Preserving Records

Part of the Delaware Public Archives’ mission is to “…preserve public records of enduring historical and evidential value.” Although the majority of the Archives’ holdings are documents and books, there is a significant amount of audio, video, microfilm, photos, and electronic media; each format has different storage and handling needs.

The following information informs our work at the Delaware Public Archives, but it also contains helpful information for preservation at home.


What is preservation?

Preservation is reducing the risk of deterioration to and extending the life of records.

Preservation strategies:

  • Digitization and reformatting
  • Proper storage and handling
  • Environmental monitoring
  • Conservation treatments

What is conservation?

Conservation is repairing or stabilizing records to extend their usable life.

Storage and Handling

General Storage Guidelines

  • Use properly sized acid-free containers so that records do not slide.
  • Boxes should be filled so that records are not slumping, but not be so full that material is hard to retrieve. If boxes are not full enough, use acid-free spacers to keep material from shifting or sliding.
  • Store objects and oversize material flat, in appropriately sized boxes or map drawers.
  • Label boxes and folders appropriately so that materials are not misplaced.
  • When folders are used, score lines should be creased so that documents are resting flat on the bottom of the folder and do not slump.
  • If material is in poor condition, only a few records should be put in a folder.
  • Records should be stored in a cool, dark, dry area; maintain a stable temperature and humidity.
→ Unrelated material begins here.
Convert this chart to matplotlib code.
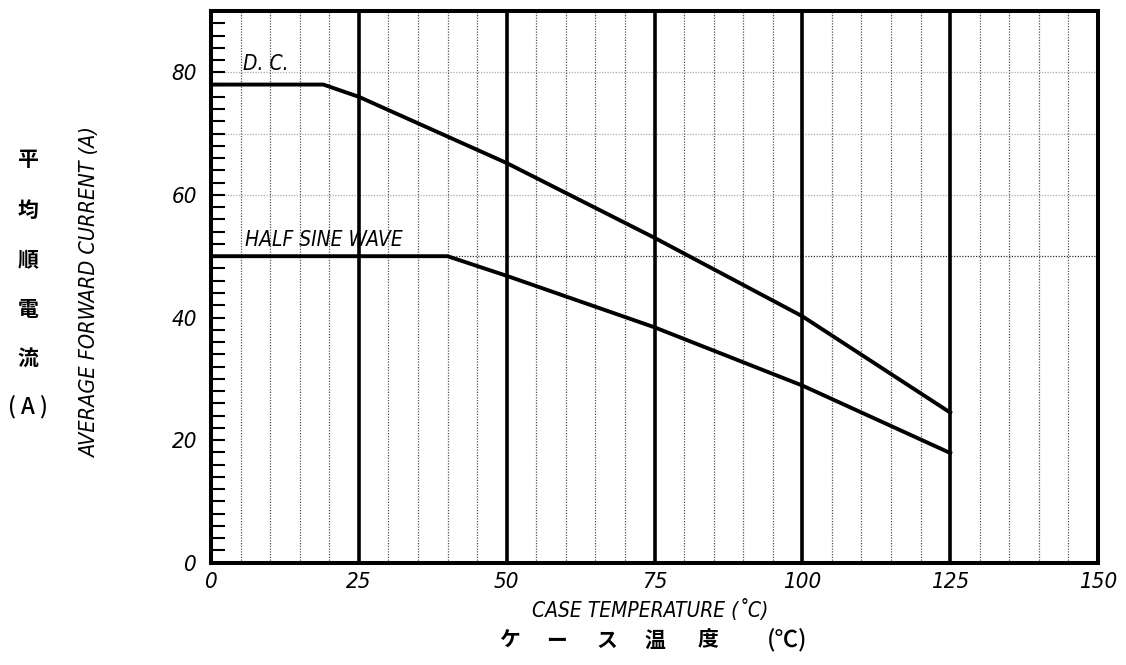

General Handling Guidelines

  • Handle materials carefully and as little as possible.
  • Ensure materials have proper, acid-free support when they are being viewed.
    • Keep materials flat.
    • Do not let materials hang off the edge of the surface.
    • Do not prop archival items with other materials.
  • Transport documents in folders or boxes with proper, acid-free support.
  • Keep hands, supplies, equipment, and work areas clean and free of food or drink.


  • Remove all post-it notes, rubber bands, and metal fasteners.
  • Surface clean documents, if necessary, with an archival dry cleaning sponge or dusting brush.
  • If possible, unfold and flatten documents without causing damage to the document. Humidification may be necessary for brittle or inflexible paper; contact a conservator.
  • Photocopy newsprint, fax copies, and other acidic documents, or store them separately.
  • Store documents in acid-free folders that suit the size of the material being stored.
  • Store fragile or torn documents within individual polyester enclosures.


  • Do not “dog ear” pages and use caution with bookmarks.
  • If items inserted between pages should remain, consider storing them within polyester enclosures.
  • Use archival or document repair tape – not household tape – to repair tears.
  • Use a book cradle to decrease the opening angle and support the covers.
  • Store small- to medium-sized books vertically; store large books horizontally.

Audiovisual (A/V) items

A/V material includes sound and video recordings, cassettes, audio tape, film, CDs and DVDs, reel-to-reel tapes, and more.

  • A/V material must be stored separately from other material and individually housed in acid-free boxes, sleeves, or cases appropriate for the format of the material.
  • Digitize the material if possible; audio as FLAC or MP3 file formats and video as MP4.
  • Store films flat, in acid-free cans and on cores.
  • Handle A/V material by the edge or outer shell, to avoid touching the surface of the recording medium.
  • Ensure playback equipment is well-maintained and cleaned regularly.


Photographic material includes photographic negatives and prints.

  • Handle photographs with clean cotton or nitrile gloves by their edges.
  • If marking photographs for identification, write softly with a graphite pencil on the back.
  • Do not use tape, sticky notes, rubber bands, paper clips, or other fasteners.
  • Photographic prints can be stored in archival folders, four-flap enclosures, or sleeves.
  • Glass-based photographic formats should be handled with care, housed in proper enclosures and boxes, and marked as fragile.
  • Framed materials should be removed from their frames.
  • If possible, store similar size negatives and prints together for evenly distributed support/weight.
  • Prints and oversize photographs should be stored horizontally; vertical storage is best for glass-based formats.


Microforms include 16 and 35mm microfilm, microfiche, aperture cards, cartridges, and COM fiche.

  • Security microfilm rolls (the original or best-condition copy) must be wound tightly on the spool, secured with a string and button tie, and placed in an acid-free box.
  • Handle microfilm with clean cotton or nitrile gloves.
  • Store microfiche vertically, in an acid-free box that suits the materials being stored.
  • Acetate-based microforms should be segregated from those that are polyester-based; acetate will degrade quickly if stored improperly and develop vinegar syndrome.